Déjà, les grandes agences de crédit comme Moody's interdisent aux émetteurs d'obligations de citer leurs cotes dans leurs prospectus, de peur d'être tenus responsables en vertu de la nouvelle loi. Le hic, c'est qu'une autre loi oblige ces émetteurs à publier les cotes de certains types d'obligations. Résultat: ces émissions-là sont en suspend, rapporte le Wall Street Journal.

On peut faire confiance aux milieux financiers pour trouver et monter en épingle d'autres exemples «d'incohérences» et «d'effets indésirables». Tous les moyens seront bons pour discréditer ce nouvel encadrement pour lequel ils n'ont jamais caché leur aversion.

La réforme n'empêchera pas l'éclatement de la prochaine bulle puisque celle-ci sera, comme chaque fois, différente des précédentes. Mais elle instaure des principes importants. Encadrement accru pour les banques. Plus de transparence dans le marché des dérivés. Obligation d'évaluer la capacité de payer avant d'accorder un prêt hypothécaire. Suivi des firmes en difficulté, jusqu'à leur liquidation si nécessaire, pour éviter d'avoir à les sauver avec l'argent des contribuables. Création d'un nouveau Bureau de la protection financière du consommateur, qui pourrait s'avérer très efficace si son patron a de la poigne.
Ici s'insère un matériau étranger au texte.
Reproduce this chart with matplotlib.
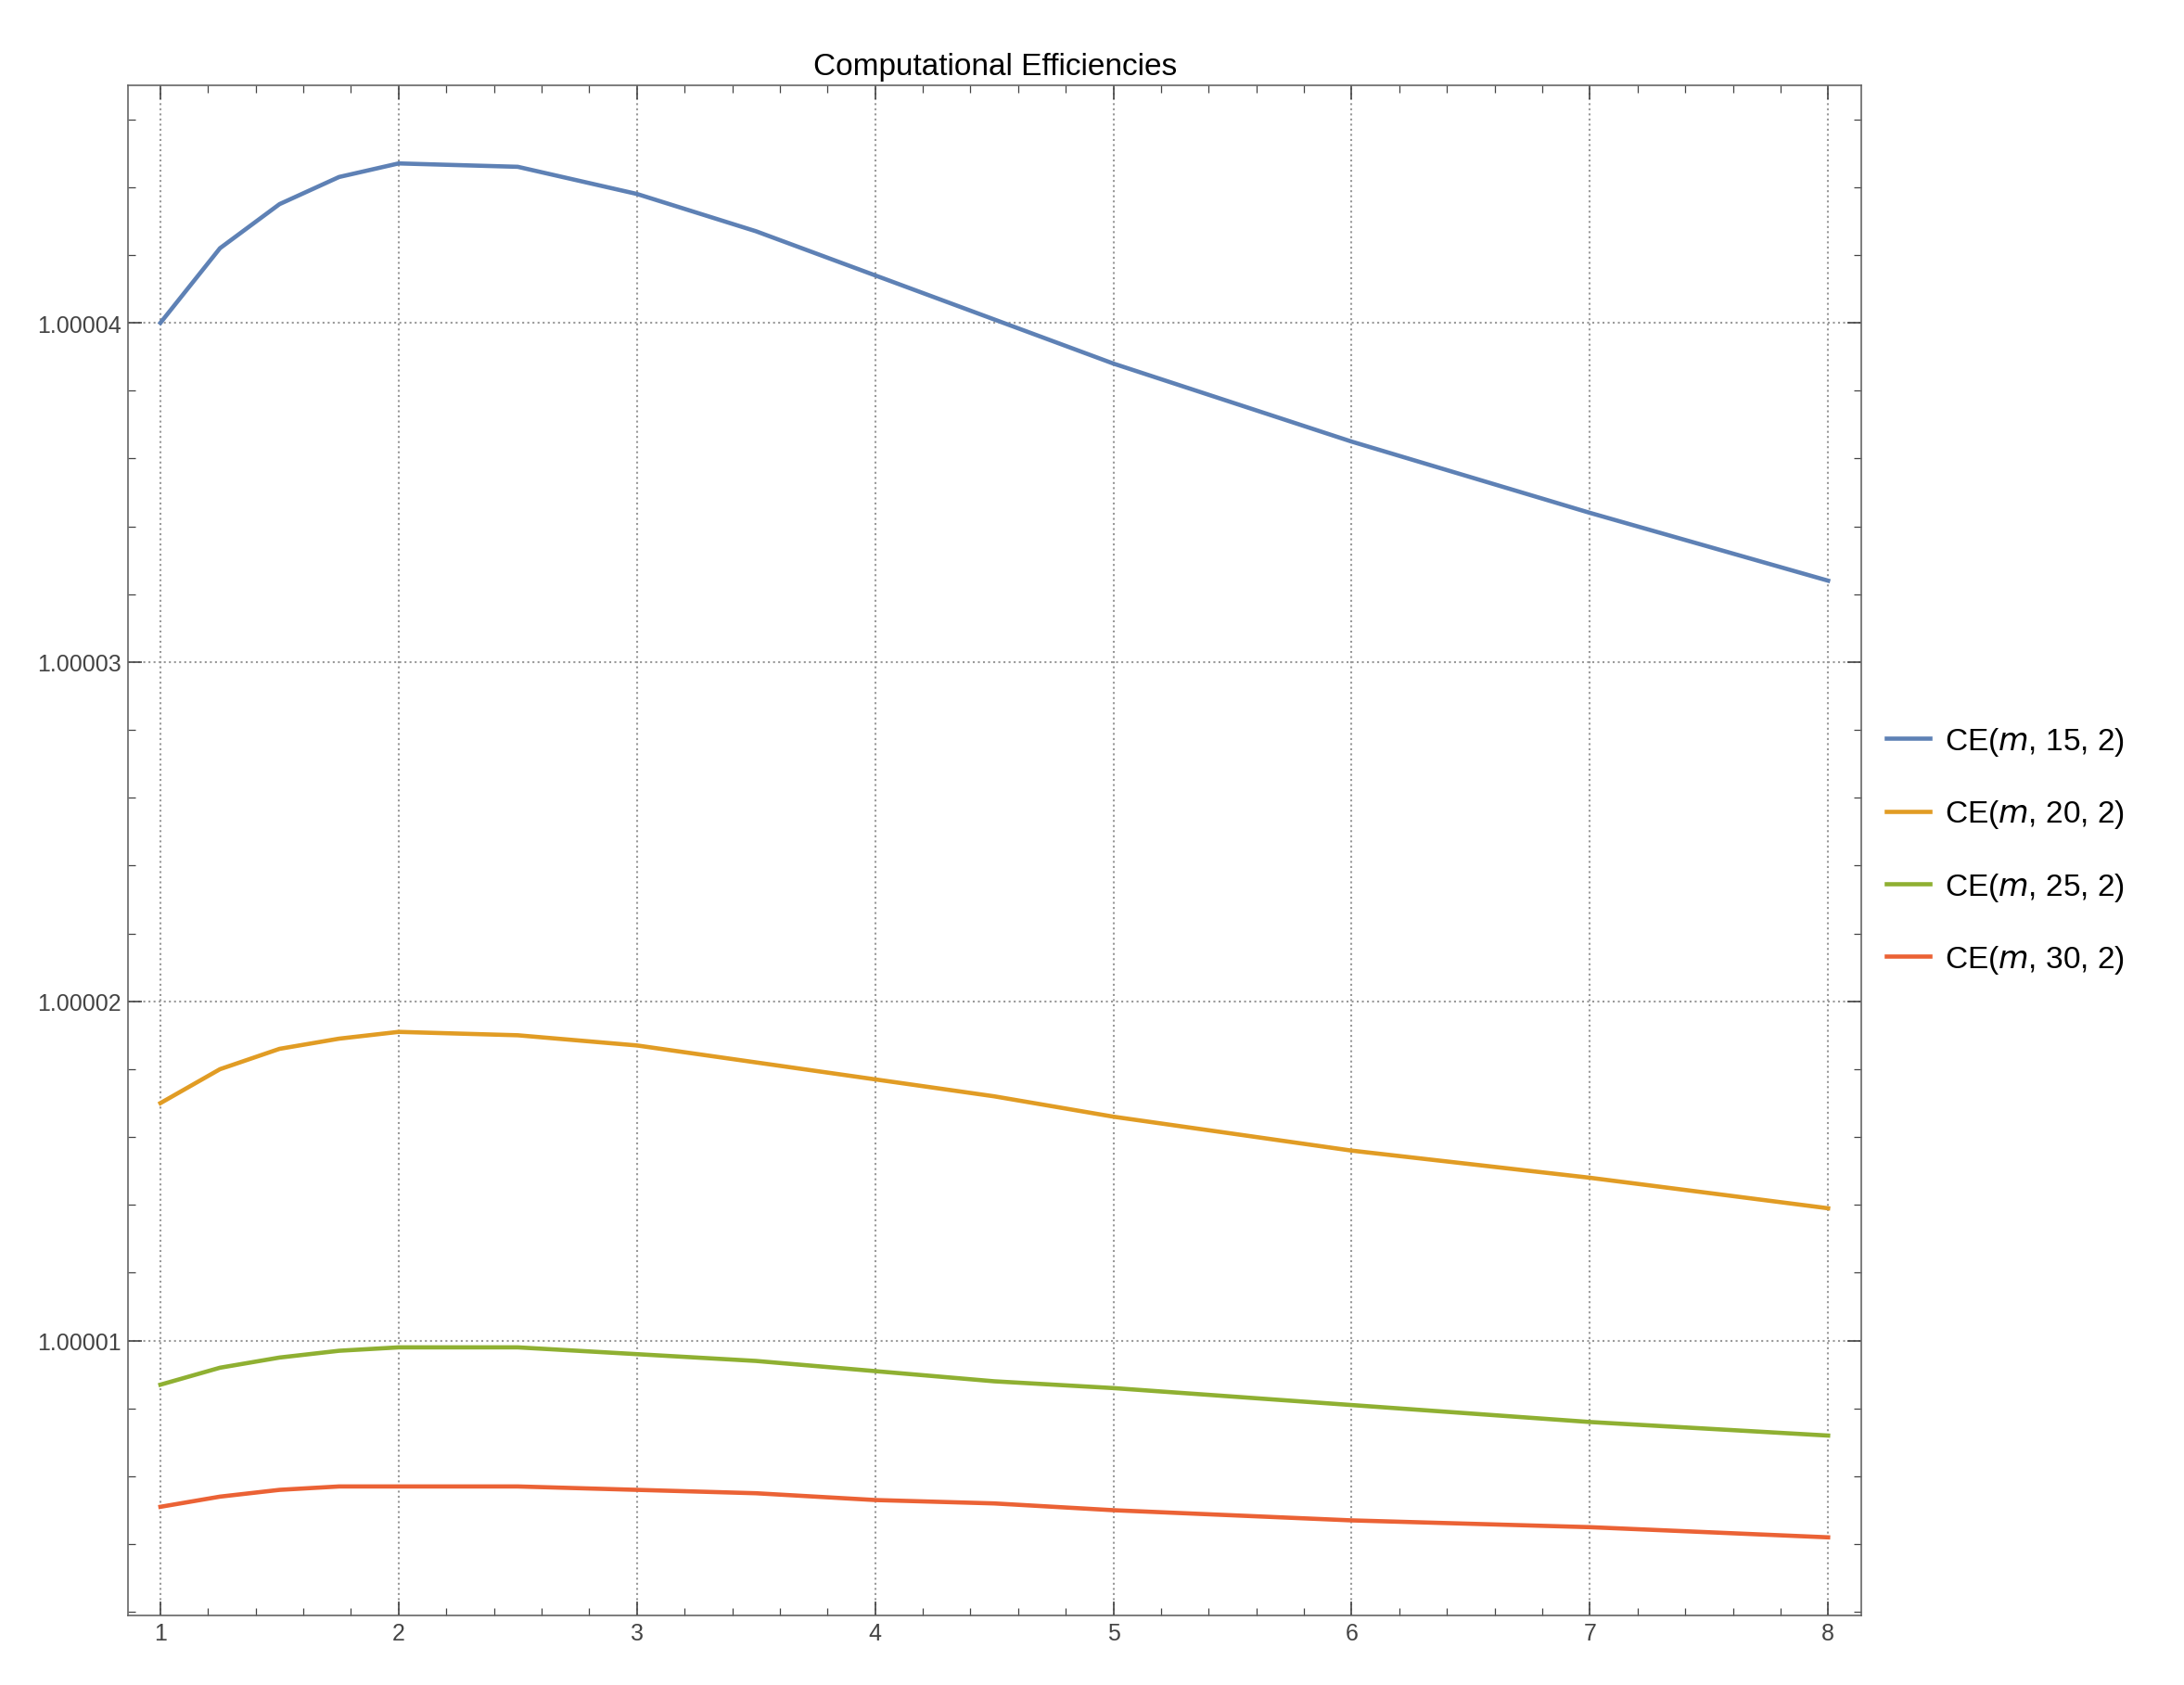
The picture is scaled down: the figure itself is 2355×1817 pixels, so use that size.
import matplotlib.pyplot as plt
from matplotlib.ticker import AutoMinorLocator

plt.rcParams['font.family'] = ['Liberation Sans', 'DejaVu Sans']

m = [1, 1.25, 1.5, 1.75, 2, 2.5, 3, 3.5, 4, 4.5, 5, 6, 7, 8]
ce15 = [1.0000400, 1.0000422, 1.0000435, 1.0000443, 1.0000447, 1.0000446, 1.0000438, 1.0000427,
        1.0000414, 1.0000401, 1.0000388, 1.0000365, 1.0000344, 1.0000324]
ce20 = [1.0000170, 1.0000180, 1.0000186, 1.0000189, 1.0000191, 1.0000190, 1.0000187, 1.0000182,
        1.0000177, 1.0000172, 1.0000166, 1.0000156, 1.0000148, 1.0000139]
ce25 = [1.0000087, 1.0000092, 1.0000095, 1.0000097, 1.0000098, 1.0000098, 1.0000096, 1.0000094,
        1.0000091, 1.0000088, 1.0000086, 1.0000081, 1.0000076, 1.0000072]
ce30 = [1.0000051, 1.0000054, 1.0000056, 1.0000057, 1.0000057, 1.0000057, 1.0000056, 1.0000055,
        1.0000053, 1.0000052, 1.0000050, 1.0000047, 1.0000045, 1.0000042]
labels = ['CE($m$, 15, 2)', 'CE($m$, 20, 2)', 'CE($m$, 25, 2)', 'CE($m$, 30, 2)']
colors = ['#5e81b5', '#e19c24', '#8fb032', '#eb6235']
yticks = [1.00001, 1.00002, 1.00003, 1.00004]
ytick_labels = ['1.00001', '1.00002', '1.00003', '1.00004']

fig = plt.figure(figsize=(15.706, 12.12), dpi=150)
ax = fig.add_axes([0.0587, 0.0413, 0.7933, 0.9075])
for ys, lab, c in zip([ce15, ce20, ce25, ce30], labels, colors):
    ax.plot(m, ys, color=c, lw=2.2, label=lab, solid_joinstyle='round')

ax.set_xlim(0.865, 8.14)
ax.set_ylim(1.0000019, 1.000047)
ax.set_xticks(range(1, 9))
ax.set_yticks(yticks)
ax.set_yticklabels(ytick_labels)
ax.xaxis.set_minor_locator(AutoMinorLocator(5))
ax.yaxis.set_minor_locator(AutoMinorLocator(5))
ax.tick_params(which='both', direction='in', top=True, right=True, labelsize=12, colors='#444444')
ax.tick_params(which='major', length=7)
ax.tick_params(which='minor', length=4)
ax.grid(True, which='major', ls=':', color='#999999', lw=1)
for s in ax.spines.values():
    s.set_color('#666666')
ax.set_title('Computational Efficiencies', fontsize=16)
ax.legend(loc='center left', bbox_to_anchor=(1.0, 0.5), frameon=False,
          fontsize=16, handlelength=1.4, handletextpad=0.5, labelspacing=1.3,
          borderaxespad=0.4)
fig.savefig('out.png')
«Si vous avez déjà fait une demande de carte de crédit, de prêt étudiant ou d'hypothèque, vous savez comment on se sent en signant des pages de petits caractères à peine compréhensibles», a fait valoir le président Obama. Mais voilà, la première contribution marquante de ce Bureau, un formulaire hypothécaire simplifié, ne sera pas prête avant deux ans. Et la loi contient des dizaines d'exemples du genre.

Au moins, chez Ikéa, on sait à quoi ressemblera le meuble avant de l'assembler. Dans le cas de la réforme financière américaine, par contre, il faudra attendre que tous les morceaux tombent en place pour avoir une idée de la solidité et de l'utilité réelles de l'objet.